Why so few turn to the web in an emergency
The Worldwide Web can handle thousands of queries simultaneously and be updated every minute if need be. In the developed world it is used by between 60 and 70 per cent of people. Yet in times of crisis it is still all but ignored as an information medium
|Government of Thailand||Ministry of public health, Thailand|
|UK Foreign & Commonwealth Office||BP|
|Highland, Western Isles and Moray councils|
I have followed the web coverage of several disasters in the last year, partly because there have been more than usual, and partly because I wanted to see whether people were realising the potential of the world’s biggest noticeboard. It should not need huge imagination. When something dramatic happens, you need to get information to as many people as possible. Telephone is hopeless at that because it is a one-to-one medium; radio used to be the answer, and still works for local problems. But only the web can get very detailed, fast-updated information out to millions of people at the same time.
How it has been done
I kept an eye on government sites late last December in the aftermath of the East Asia tsunami. Most posted a phone number quickly, but it took a week or so before much practical information was published. Yet within a day the Thai government site was displaying a link to a special section, in Thai and English, that listed names of victims. Two days later, the ministry of public health (ems.narenthorn.or.th) was providing long lists with names, nationality and status. Shortly after that, the site linked to individual hospital sites, where lists of victims, people in care and those who had been discharged were available on spreadsheets.
The UK’s Foreign & Commonwealth Office (FCO) was criticised in a recent report for its poor performance last December. Its telephone switchboard was jammed, it said, because only 36 call centre operators were available to staff it. Think what would have happened had worried relatives and friends in Europe and the US turned first to their computers last December, and governments had all matched Thailand’s approach. They would have been given all the information available as quickly as possible, and great pressure would have been taken off the official phone helplines. People without access to the internet could have rung, of course, but they would have had a much better chance of getting through.
Cultural barrier to be overcome
Many governments have been pushing electronic delivery of services hard, and I can now go to my local authority’s website to tell it if I’m missed by the weekly rubbish collection. Yet most people will still pick up the phone or, more likely, sigh and wait until next week. They have internet access, so why do they not turn first to the web? The reason, surely, is the same one that kept the FCO switchboard jammed. Neither suppliers of information (government) nor its consumers (relatives or citizens) think of the web first. We live in a telephone culture. It will change, should change, but will take time and could do with some help.

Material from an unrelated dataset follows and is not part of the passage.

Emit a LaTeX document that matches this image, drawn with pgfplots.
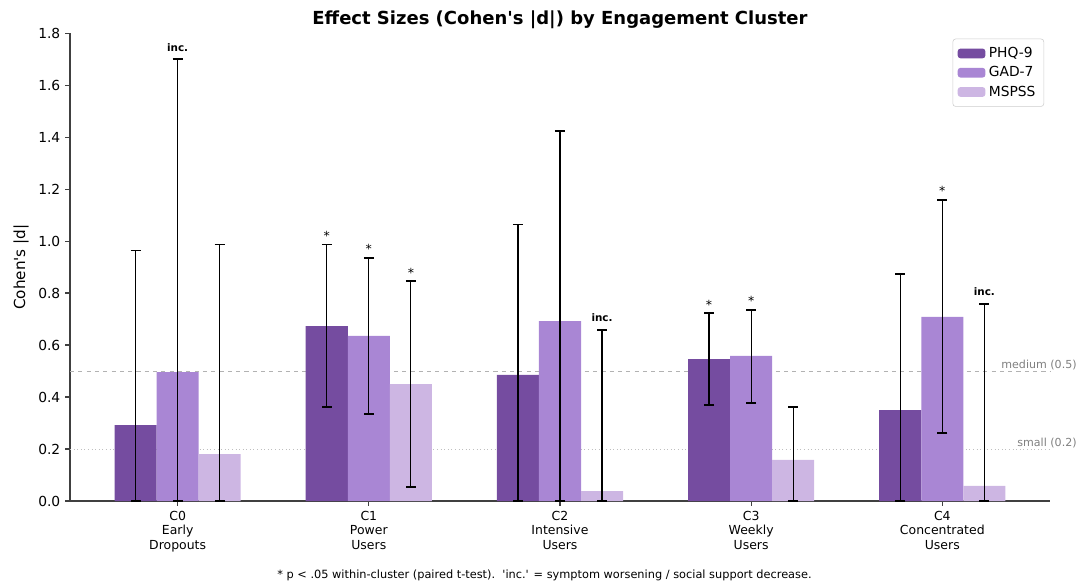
\documentclass[border=0pt]{standalone}
\usepackage{pgfplots}
\pgfplotsset{compat=1.18}
\usepackage{pgfplotstable}
\usepackage{fontspec}
\setmainfont{DejaVu Sans}

\definecolor{phq}{HTML}{754CA0}
\definecolor{gad}{HTML}{A986D4}
\definecolor{msp}{HTML}{CDB6E3}

% g = cluster, y = |d|, lo/hi = CI bounds
\pgfplotstableread{
g y lo hi
0 0.292 0.000 0.965
1 0.673 0.362 0.988
2 0.485 0.000 1.065
3 0.546 0.369 0.723
4 0.350 0.000 0.873
}\tabphq
\pgfplotstableread{
g y lo hi
0 0.496 0.000 1.700
1 0.635 0.335 0.935
2 0.692 0.000 1.423
3 0.558 0.377 0.735
4 0.708 0.262 1.158
}\tabgad
\pgfplotstableread{
g y lo hi
0 0.180 0.000 0.988
1 0.450 0.054 0.846
2 0.038 0.000 0.658
3 0.158 0.000 0.362
4 0.058 0.000 0.758
}\tabmsp
% annotation positions (top of CI)
\pgfplotstableread{
x y
0.78 0.988
1.00 0.935
1.22 0.846
2.78 0.723
3.00 0.735
4.00 1.158
}\tabstar
\pgfplotstableread{
x y
0.00 1.700
2.22 0.658
4.22 0.758
}\tabinc

\pgfplotsset{
  cibar/.style={ybar, bar width=0.22, bar shift=0, draw=none,
    error bars/y dir=both, error bars/y explicit,
    error bars/error bar style={draw=black, line width=0.9pt},
    error bars/error mark options={draw=black, rotate=90, mark size=3.6pt, line width=0.9pt}},
}
\newcommand{\q}{\textquotesingle}

\begin{document}
\begin{tikzpicture}
\begin{axis}[
    scale only axis,
    width=708.2pt, height=338.2pt,
    xmin=-0.563, xmax=4.563,
    ymin=0, ymax=1.8,
    clip=false,
    axis x line*=bottom,
    axis y line*=left,
    axis line style={black!75, line width=0.8pt},
    tick align=outside,
    major tick length=3.5pt,
    tick style={black!75, line width=0.8pt},
    xtick={0,1,2,3,4},
    xticklabels={C0\\Early\\Dropouts, C1\\Power\\Users, C2\\Intensive\\Users, C3\\Weekly\\Users, C4\\Concentrated\\Users},
    xticklabel style={align=center, font=\fontsize{9}{10.8}\selectfont},
    ytick={0,0.2,...,1.8},
    yticklabel style={font=\fontsize{10}{12}\selectfont},
    /pgf/number format/assume math mode=true,
    yticklabel={\pgfmathprintnumber[fixed,fixed zerofill,precision=1]{\tick}},
    ylabel={Cohen\q s |d|},
    ylabel style={font=\fontsize{11}{13}\selectfont},
    title={Effect Sizes (Cohen\q s |d|) by Engagement Cluster},
    title style={font=\bfseries\fontsize{13}{15}\selectfont, yshift=-6.5pt},
    legend style={at={(0.994,0.988)}, anchor=north east, draw=black!20, rounded corners=2pt,
        font=\fontsize{10}{12}\selectfont, inner sep=3.5pt,
        nodes={inner sep=2.5pt}},
    legend cell align=left,
    legend image code/.code={\fill[#1] (0pt,-3.5pt) rectangle (20pt,3.5pt);},
]
\addplot[forget plot, black!30, dashed, line width=0.6pt] coordinates {(-0.563,0.5) (4.563,0.5)};
\addplot[forget plot, black!25, dotted, line width=0.6pt] coordinates {(-0.563,0.2) (4.563,0.2)};

\addplot[cibar, fill=phq]
  table[x expr=\thisrow{g}-0.22, y=y,
        y error plus expr=\thisrow{hi}-\thisrow{y},
        y error minus expr=\thisrow{y}-\thisrow{lo}] {\tabphq};
\addplot[cibar, fill=gad]
  table[x expr=\thisrow{g}, y=y,
        y error plus expr=\thisrow{hi}-\thisrow{y},
        y error minus expr=\thisrow{y}-\thisrow{lo}] {\tabgad};
\addplot[cibar, fill=msp]
  table[x expr=\thisrow{g}+0.22, y=y,
        y error plus expr=\thisrow{hi}-\thisrow{y},
        y error minus expr=\thisrow{y}-\thisrow{lo}] {\tabmsp};
\legend{PHQ-9, GAD-7, MSPSS}

\addplot[forget plot, only marks, mark=none, nodes near coords={*},
  nodes near coords style={anchor=base, inner sep=0pt, yshift=2.9pt, font=\fontsize{9}{10}\selectfont}]
  table[x=x, y=y] {\tabstar};
\addplot[forget plot, only marks, mark=none, nodes near coords={inc.},
  nodes near coords style={anchor=base, inner sep=0pt, yshift=5.8pt, font=\bfseries\fontsize{7.5}{9}\selectfont}]
  table[x=x, y=y] {\tabinc};

\node[anchor=base east, inner sep=0pt, xshift=19.5pt, yshift=2pt, text=black!50, font=\fontsize{8}{9}\selectfont]
  at (axis cs:4.563,0.5) {medium (0.5)};
\node[anchor=base east, inner sep=0pt, xshift=19.5pt, yshift=2pt, text=black!50, font=\fontsize{8}{9}\selectfont]
  at (axis cs:4.563,0.2) {small (0.2)};
\end{axis}
\node[font=\fontsize{8.2}{9.5}\selectfont] at (342.9pt,-53.5pt)
  {* p < .05 within-cluster (paired t-test).\ \ \q inc.\q{} = symptom worsening / social support decrease.};
\pgfresetboundingbox
\path[use as bounding box] (-50.6pt,-59.3pt) rectangle (729.2pt,362.1pt);
\end{tikzpicture}
\end{document}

Evidence from this year’s disasters shows some small shifts in the right direction. Individuals in the most wired countries already think in terms of the web; the private sector is making moves; and government… well, there are a few hopeful indicators.
People and businesses first
Proof that the individual is way ahead of government came when Hurricane Katrina swept across the US gulf states in August. Even as the winds howled, forums were clogged by people asking for or giving news. It was like CB radio, but on a vast scale. Soon special sites – again built by individuals – appeared to help people find their friends and relatives. This was a high point, albeit a sad one, for the web, yet neither state nor federal government took any significant part in it.
A few businesses have showed their readiness. BP suffered a number of crises in the US during the year, including a fatal explosion on 23 March at the Texas City refinery and a series of hurricanes that battered its facilities. In each case it triggered a special site within hours to provide information to locals and give them an easy way to ask questions. The site (see bpresponse.org for the Texas City one) is run separately from bp.com, and is designed to handle large traffic volumes – exactly what governments needed after the tsunami or Katrina.
To finish on those small signs that government may be changing. Back in January, there was a crisis in Scotland – violent storms were causing havoc, flood warnings were issued and schools were closing. Some – not many – local government bodies used their websites as noticeboards. Highland Council advised that “if wheelie [refuse] bins are due for collection today, residents are advised to use their judgement as to whether it is safe to leave them out”. Western Isles and Moray councils both gave lists of which schools would be closed as a result of the weather. Trivial in comparison with the tsunami or Katrina, but they provided a useful service – and took pressure off the switchboards.
So, what is to be done? How can we get everyone thinking ‘web first’? Old-fashioned public information campaigns would seem to be the answer – run by governments, though any number of companies would, I am sure, be delighted to fund them. They would have to be on television, newspapers and billboards, of course. Not the web – who would think to look there?